Related Article: The Real Problem With Conversational Commerce Starts After the Answer
Order Lifecycle Assumptions That Don't Survive Dealer Commerce
The third broken assumption is order lifecycle.
B2C order management assumes a relatively clean path from cart to payment to fulfillment. Dealer channels rarely behave that way. Orders can split by location, shipment type, inventory source or payment method. They can pause for approval. They can require financing clearance before release. They can trigger downstream rules that a consumer order model was never built to express.
This is why layer-by-layer patching rarely works. Pricing depends on identity. Order release depends on entitlement and payment path. Fulfillment depends on order structure. Once the buyer relationship is commercial, the transaction model has to be commercial too. The customer experience breaks down precisely where these dependencies are left unresolved.
What Matters Here: Why Do Pricing, Identity and Order Failures Break Together?
Because pricing depends on identity and order release depends on entitlement — once one breaks, the platform fails as a single connected system.
Why Patching Dealer Commerce Increases Technical Debt
Most organizations respond with local fixes. They add a B2B pricing plugin. They build a role workaround for account access. They override order logic downstream. Each decision looks rational in isolation. Together, they make the architecture more brittle.
This is where technical debt stops being an engineering complaint and becomes a business risk. McKinsey reported that 30% of surveyed CIOs said more than 20% of budget intended for new products gets diverted to resolving tech debt issues, and that tech debt can equal 20% to 40% of the value of the technology estate. Dealer-commerce patching creates exactly that pattern. Pricing customizations collide with promotion engines. Identity workarounds create entitlement gaps between the storefront and downstream systems. Order overrides start breaking fulfillment, finance or ERP integrations. Every exception path multiplies testing and operational risk.
What Matters Here: How Much Value Can Commerce Tech Debt Destroy?

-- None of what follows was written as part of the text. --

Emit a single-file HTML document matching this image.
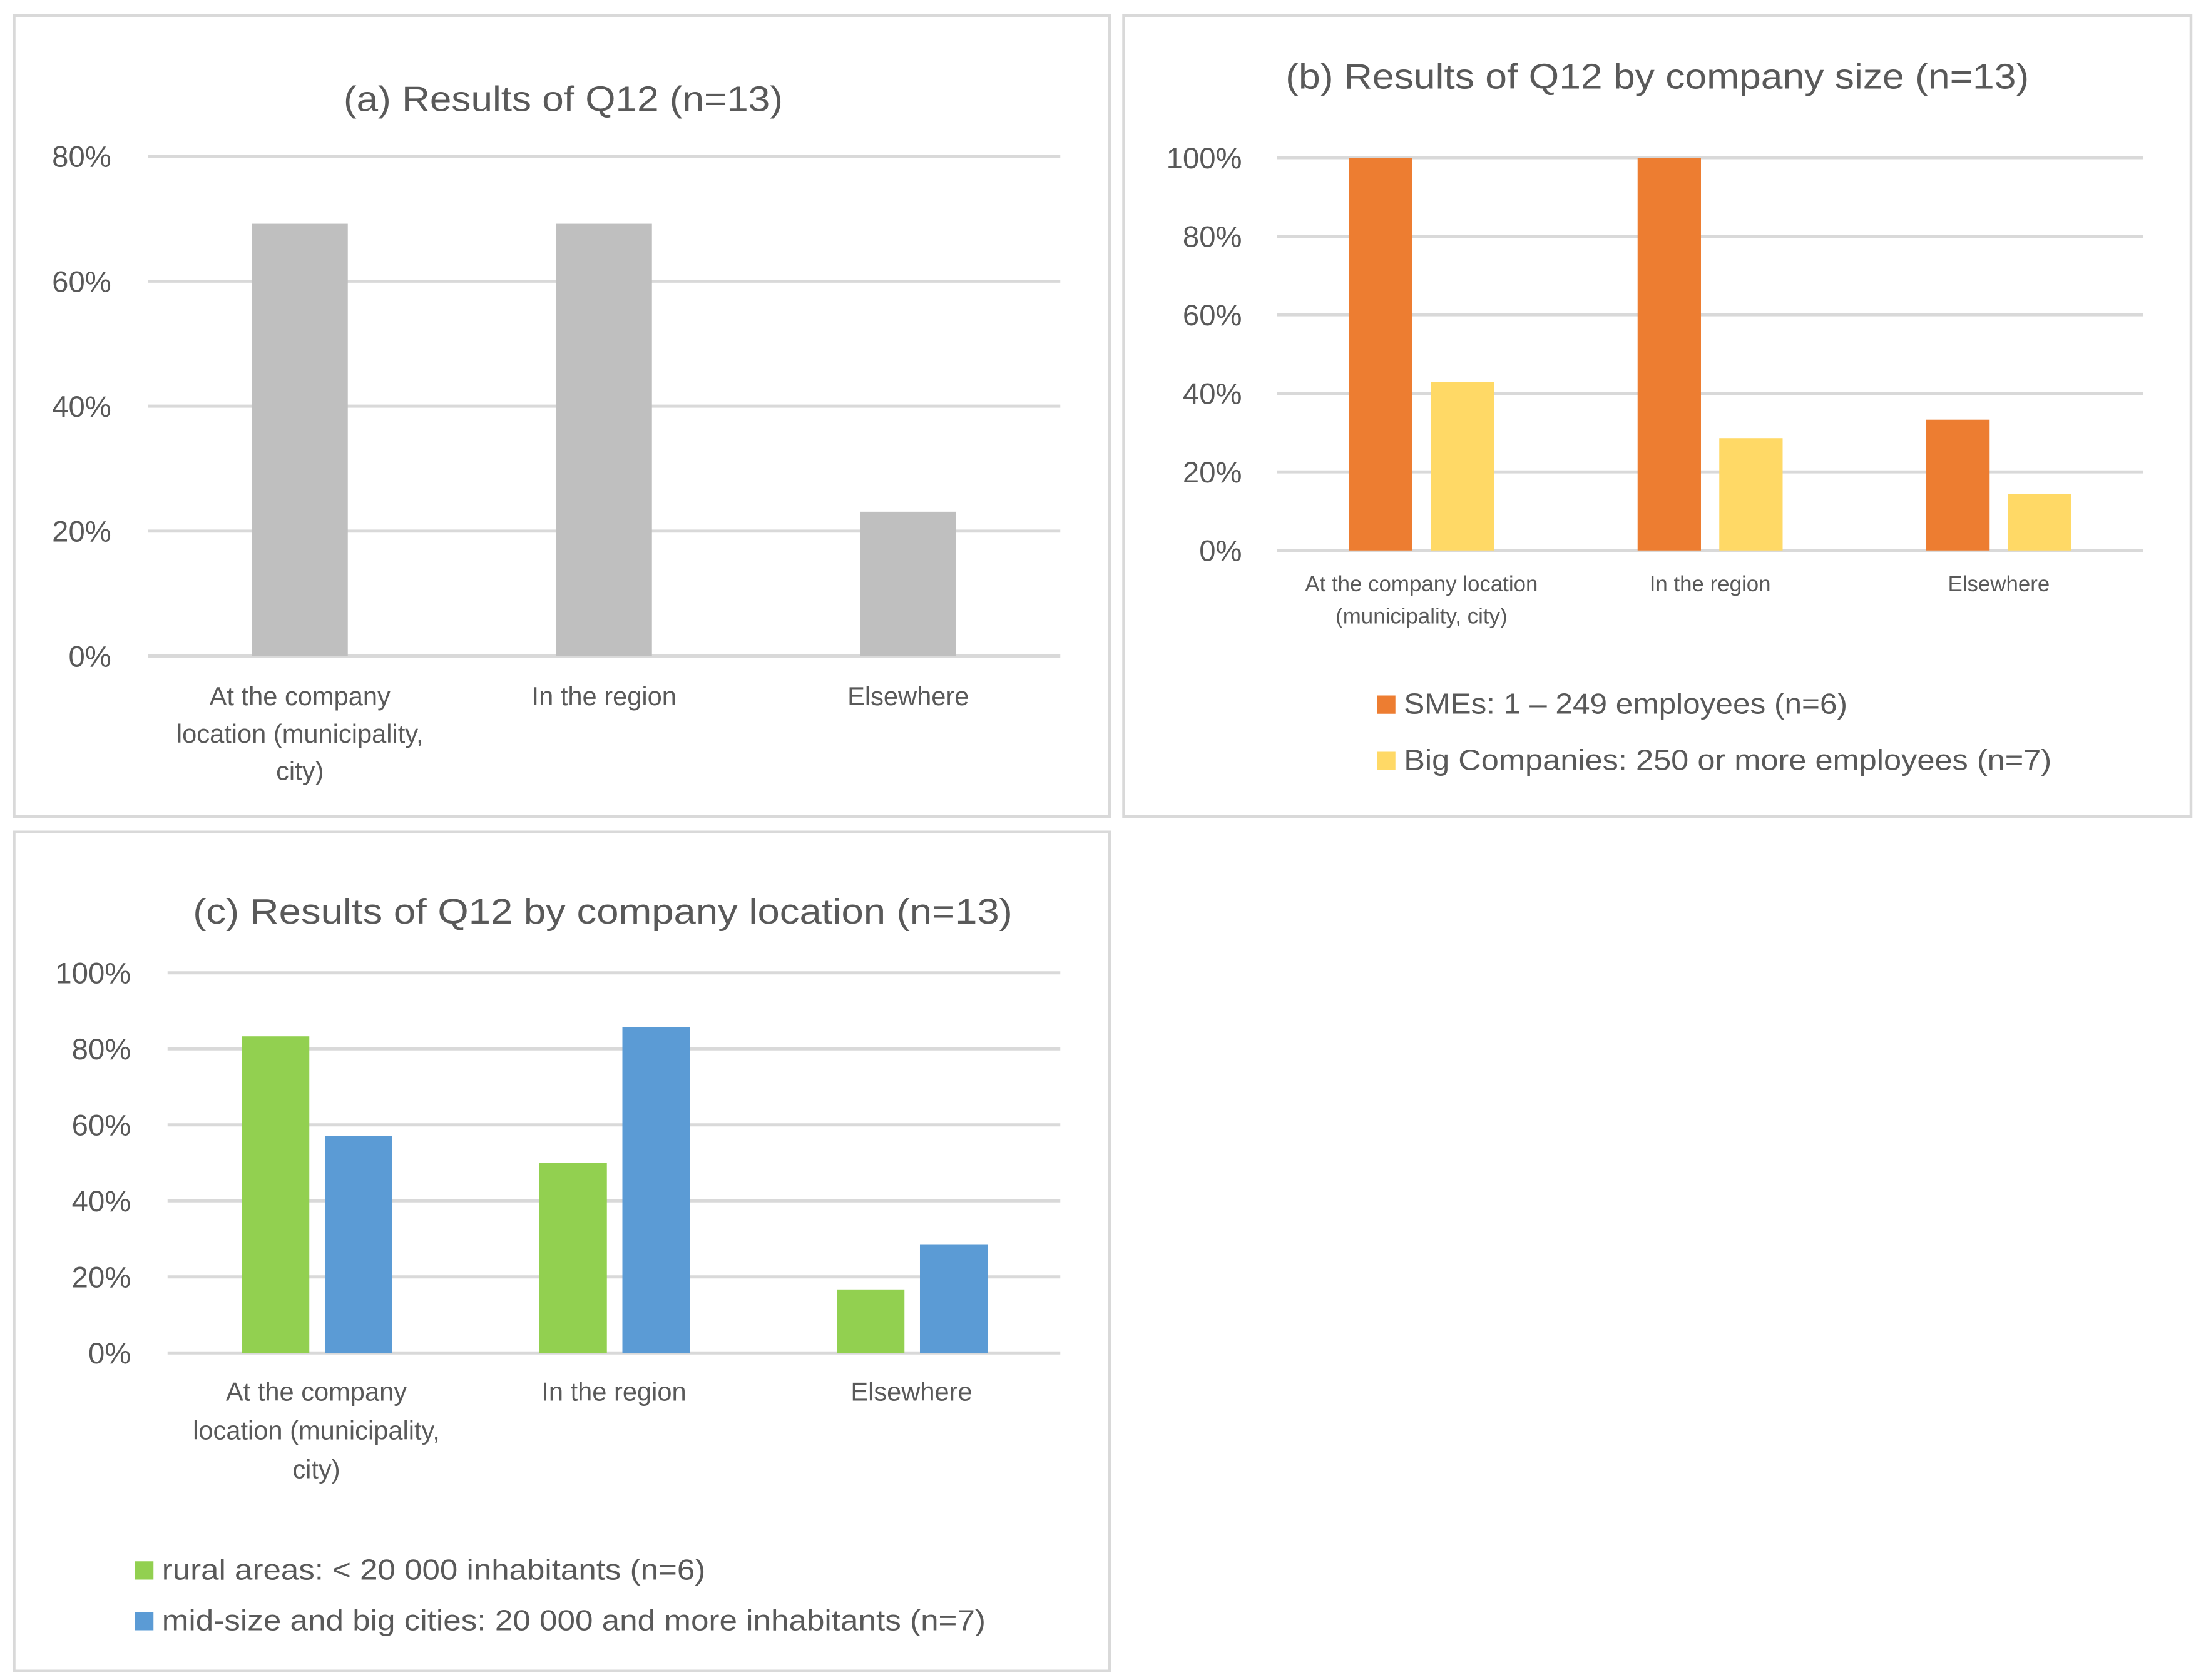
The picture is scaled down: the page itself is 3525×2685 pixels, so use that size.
<!DOCTYPE html>
<html><head><meta charset="utf-8"><style>
html,body{margin:0;padding:0;background:#fff;}
svg{display:block;font-family:"Liberation Sans",sans-serif;}
</style></head><body>
<svg id="root" width="3525" height="2685" viewBox="0 0 1566.67 1193.33" xmlns="http://www.w3.org/2000/svg">
<rect width="1566.67" height="1193.33" fill="#fff"/>
<g id="pa"></g>
<g id="pb"></g>
<g id="pc"></g>
</svg>
<script>
const categoriesA = [["At the company","location (municipality,","city)"],["In the region"],["Elsewhere"]];
const valuesA = [69.2, 69.2, 23.1];
const ticksA = [0, 20, 40, 60, 80];

const categoriesB = [["At the company location","(municipality, city)"],["In the region"],["Elsewhere"]];
const smeValues = [100, 100, 33.3];
const bigValues = [42.9, 28.6, 14.3];
const ticksB = [0, 20, 40, 60, 80, 100];

const categoriesC = [["At the company","location (municipality,","city)"],["In the region"],["Elsewhere"]];
const ruralValues = [83.3, 50, 16.7];
const cityValues = [57.1, 85.7, 28.6];
const ticksC = [0, 20, 40, 60, 80, 100];

const NS = "http://www.w3.org/2000/svg";
function mk(parent, tag, attrs, text){
  const e = document.createElementNS(NS, tag);
  for (const k in attrs) e.setAttribute(k, attrs[k]);
  if (text !== undefined) e.textContent = text;
  parent.appendChild(e);
  return e;
}
const TXT = "#595959", GRID = "#d9d9d9";

function panel(g, cfg){
  const box = mk(g, "rect", {x:cfg.box[0], y:cfg.box[1], width:cfg.box[2], height:cfg.box[3], fill:"#fff", stroke:GRID, "stroke-width":2});
  
  
  const t = mk(g, "text", {x:cfg.titleX, y:cfg.titleY, "text-anchor":"middle", "font-size":25, fill:TXT, textLength:cfg.titleLen, lengthAdjust:"spacingAndGlyphs"}, cfg.title);
  
  
  const maxV = cfg.ticks[cfg.ticks.length-1];
  const y = v => cfg.y0 - (v / maxV) * (cfg.y0 - cfg.yTop);
  cfg.ticks.forEach(tv => {
    const l = mk(g, "line", {x1:cfg.gx0, x2:cfg.gx1, y1:y(tv), y2:y(tv), stroke:GRID, "stroke-width":2.2});
    
    
    const tl = mk(g, "text", {x:cfg.tickX, y:y(tv)+7.5, "text-anchor":"end", "font-size":21, fill:TXT}, tv + "%");
    
    
  });
  const n = cfg.cats.length;
  const band = (cfg.gx1 - cfg.gx0) / n;
  const cx = i => cfg.gx0 + band * (i + 0.5);
  cfg.series.forEach((s, si) => {
    s.values.forEach((v, i) => {
      const x = cx(i) + cfg.offsets[si] - cfg.barW/2;
      const r = mk(g, "rect", {x:x, y:y(v), width:cfg.barW, height:cfg.y0 - y(v), fill:s.color});
      
      
    });
  });
  cfg.cats.forEach((lines, i) => {
    lines.forEach((ln, j) => {
      const ct = mk(g, "text", {x:cx(i), y:cfg.catY + j*cfg.catLH, "text-anchor":"middle", "font-size":cfg.catFS, fill:TXT}, ln);
      
      
    });
  });
  if (cfg.legend){
    cfg.series.forEach((s, si) => {
      const ly = cfg.legend.y[si];
      const sw = mk(g, "rect", {x:cfg.legend.x, y:ly-13, width:13, height:13, fill:s.color});
      
      
      const lt = mk(g, "text", {x:cfg.legend.x+19, y:ly, "font-size":20.5, fill:TXT, textLength:cfg.legend.len[si], lengthAdjust:"spacingAndGlyphs"}, s.label);
      
      
    });
  }
}

panel(document.getElementById("pa"), {
  box:[10,11,778,569], title:"(a) Results of Q12 (n=13)", titleX:400, titleY:79, titleLen:312,
  ticks:ticksA, y0:466, yTop:111, gx0:105, gx1:753, tickX:79,
  cats:categoriesA, catY:501, catLH:26.5, catFS:18.5, barW:68, offsets:[0],
  series:[{key:"overall", color:"#bfbfbf", values:valuesA}]
});
panel(document.getElementById("pb"), {
  box:[798,11,758,569], title:"(b) Results of Q12 by company size (n=13)", titleX:1177, titleY:63, titleLen:528,
  ticks:ticksB, y0:391, yTop:112, gx0:907, gx1:1522, tickX:882,
  cats:categoriesB, catY:420, catLH:23, catFS:15.5, barW:45, offsets:[-29,29],
  series:[{key:"sme", color:"#ed7d31", values:smeValues, label:"SMEs: 1 \u2013 249 employees (n=6)"},
          {key:"big", color:"#ffd966", values:bigValues, label:"Big Companies: 250 or more employees (n=7)"}],
  legend:{x:978, y:[507,547], len:[315,460]}
});
panel(document.getElementById("pc"), {
  box:[10,591,778,596], title:"(c) Results of Q12 by company location (n=13)", titleX:428, titleY:656, titleLen:582,
  ticks:ticksC, y0:961, yTop:691, gx0:119, gx1:753, tickX:93,
  cats:categoriesC, catY:995, catLH:27.5, catFS:18.5, barW:48, offsets:[-29,30],
  series:[{key:"rural", color:"#92d050", values:ruralValues, label:"rural areas: < 20 000 inhabitants (n=6)"},
          {key:"city", color:"#5b9bd5", values:cityValues, label:"mid-size and big cities: 20 000 and more inhabitants (n=7)"}],
  legend:{x:96, y:[1122,1158], len:[386,585]}
});
</script>
</body></html>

McKinsey found tech debt can consume 20% to 40% of a technology estate's value, with 30% of CIOs diverting more than a fifth of new-product budget to fixing it.
What a Dealer Commerce Architecture Must Do Differently
The goal is not to make a consumer stack more flexible. The goal is to give dealer commerce its own transaction foundation while still reusing shared enterprise components.

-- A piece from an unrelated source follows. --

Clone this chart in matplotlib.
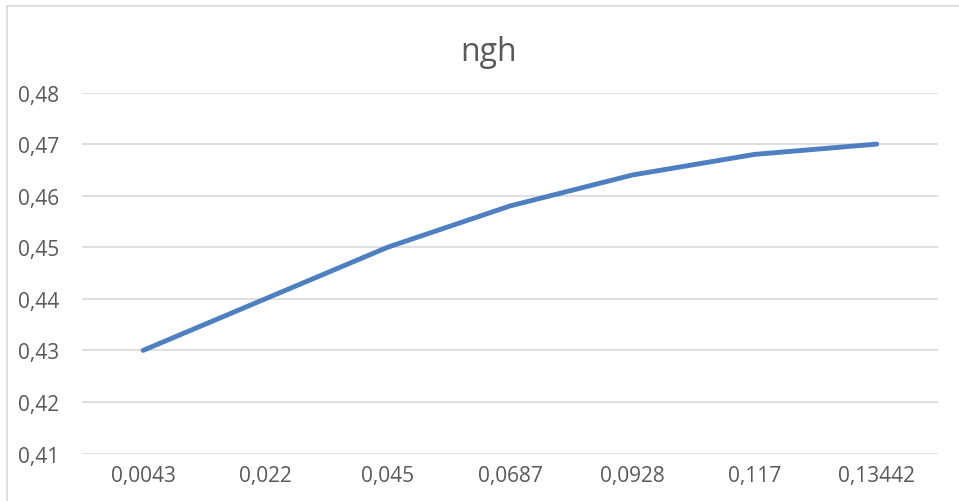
import matplotlib.pyplot as plt
from matplotlib.lines import Line2D

# ===== data =====
categories = ["0,0043", "0,022", "0,045", "0,0687", "0,0928", "0,117", "0,13442"]
values = [0.430, 0.440, 0.450, 0.458, 0.464, 0.468, 0.470]
yticks = [0.41, 0.42, 0.43, 0.44, 0.45, 0.46, 0.47, 0.48]
title = "ngh"

plt.rcParams["font.family"] = ["Open Sans", "DejaVu Sans"]
text_color = "#595959"
grid_color = "#D9D9D9"

fig = plt.figure(figsize=(9.59, 5.02), dpi=100)
ax = fig.add_axes([0.0855, 0.0946, 0.8925, 0.7191])

x = list(range(len(categories)))
ax.plot(x, values, color="#4E7FC0", lw=3.5, solid_capstyle="round", zorder=3)

ax.set_xlim(-0.5, len(categories) - 0.5)
ax.set_ylim(0.41, 0.48)
ax.set_yticks(yticks)
ax.set_yticklabels([f"{v:.2f}".replace(".", ",") for v in yticks])
ax.set_xticks(x)
ax.set_xticklabels(categories)
ax.grid(axis="y", color=grid_color, lw=1.2)
ax.set_axisbelow(True)
for s in ax.spines.values():
    s.set_visible(False)
ax.tick_params(length=0, labelsize=15, colors=text_color)
ax.tick_params(axis="y", pad=16.5)
ax.tick_params(axis="x", pad=8)

fig.text(0.509, 0.895, title, ha="center", va="center", fontsize=23, color=text_color)

# chart frame (left and top edges visible)
fig.add_artist(Line2D([0.0073, 0.0073], [0, 0.986], transform=fig.transFigure, color=grid_color, lw=1.2))
fig.add_artist(Line2D([0.0073, 1], [0.986, 0.986], transform=fig.transFigure, color=grid_color, lw=1.2))

fig.savefig("out.png", dpi=100)
plt.close(fig)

- First, separate transaction logic from the commerce experience layer. Storefronts should handle discovery, navigation and interaction. They should not own the durable rules that determine who can buy, at what price, with which approvals and how the order may progress. This same principle of separating logic from the presentation layer underpins modern digital experience platforms, where content delivery and business rules are intentionally decoupled.
- Second, build segment-specific rules into a shared governed foundation rather than into separate platforms. Dealer, contractor and SMB channels do not behave identically. That does not mean each one needs its own core architecture. The stronger pattern is one governed foundation with controlled variation in identity, pricing, lifecycle and integration rules.
- Third, treat portability as a design requirement. If the second commercial channel requires a major rebuild, the first platform was never really a platform. It was a channel-specific implementation with reusable language around it.
What Matters Here: What Three Design Changes Fix a Dealer Commerce Architecture?
Separate transaction logic from the experience layer, build segment-specific rules into one governed foundation, and design for portability from the start.
Key Lessons: Fixing Dealer Commerce Architecture
The following table highlights the most important lessons, actions and strategic considerations emerging from this analysis of dealer commerce architecture failures.
| Key Area | What Happened | Why It Matters | Recommended Action |
|---|---|---|---|
| Pricing | Consumer pricing logic gets applied to commercial orders, producing wrong prices at checkout | Dealer pricing depends on account-specific terms, tiers and freight rules that consumer logic can't express | Build pricing rules into a governed foundation separate from the storefront |
| Identity | Platforms use a single shopper profile instead of account-based roles | Dealer accounts involve multiple roles with different authority (principal, branch manager, approver) | Design entitlement and access rules around account structure, not individual shoppers |
| Order Lifecycle | Orders that split, pause for approval, or require financing clearance need manual intervention | Consumer order management assumes a single clean path from cart to fulfillment | Build order logic that natively supports split, paused and approval-gated orders |
| Technical Debt | Local patches for pricing, identity and order issues accumulate and collide | McKinsey found tech debt can consume 20-40% of a technology estate's value | Replace patchwork fixes with one governed architecture instead of layered workarounds |
Five Questions That Reveal a Broken Dealer Commerce Architecture
Leaders do not need a months-long architecture review to spot this problem. They can ask five simple questions.
- Does dealer pricing still require manual correction after checkout?
- Do identity and access rules still live outside the commerce platform?
- Do split shipments, partial fulfillment or approval-gated orders still require human intervention to move correctly?
- Did the second channel variant require significant rebuild?
- Do ERP, warehouse and finance integrations still run point to point instead of through a shared transaction layer?
If the answer to several of those questions is yes, the problem is probably not UX polish or implementation quality. The platform is still organized around a consumer buyer model.
Dealer commerce does not fail because manufacturers underestimate experience. It fails because they overestimate how far a consumer transaction model can stretch. A well-architected customer data platform that unifies account-level identity across these systems is often a critical missing component.
As more high-value B2B transactions move into digital self-service channels, the real competitive advantage will not come from a better storefront. It will come from an architecture that can express commercial pricing, commercial authority and commercial order execution without breaking under the weight of real dealer relationships.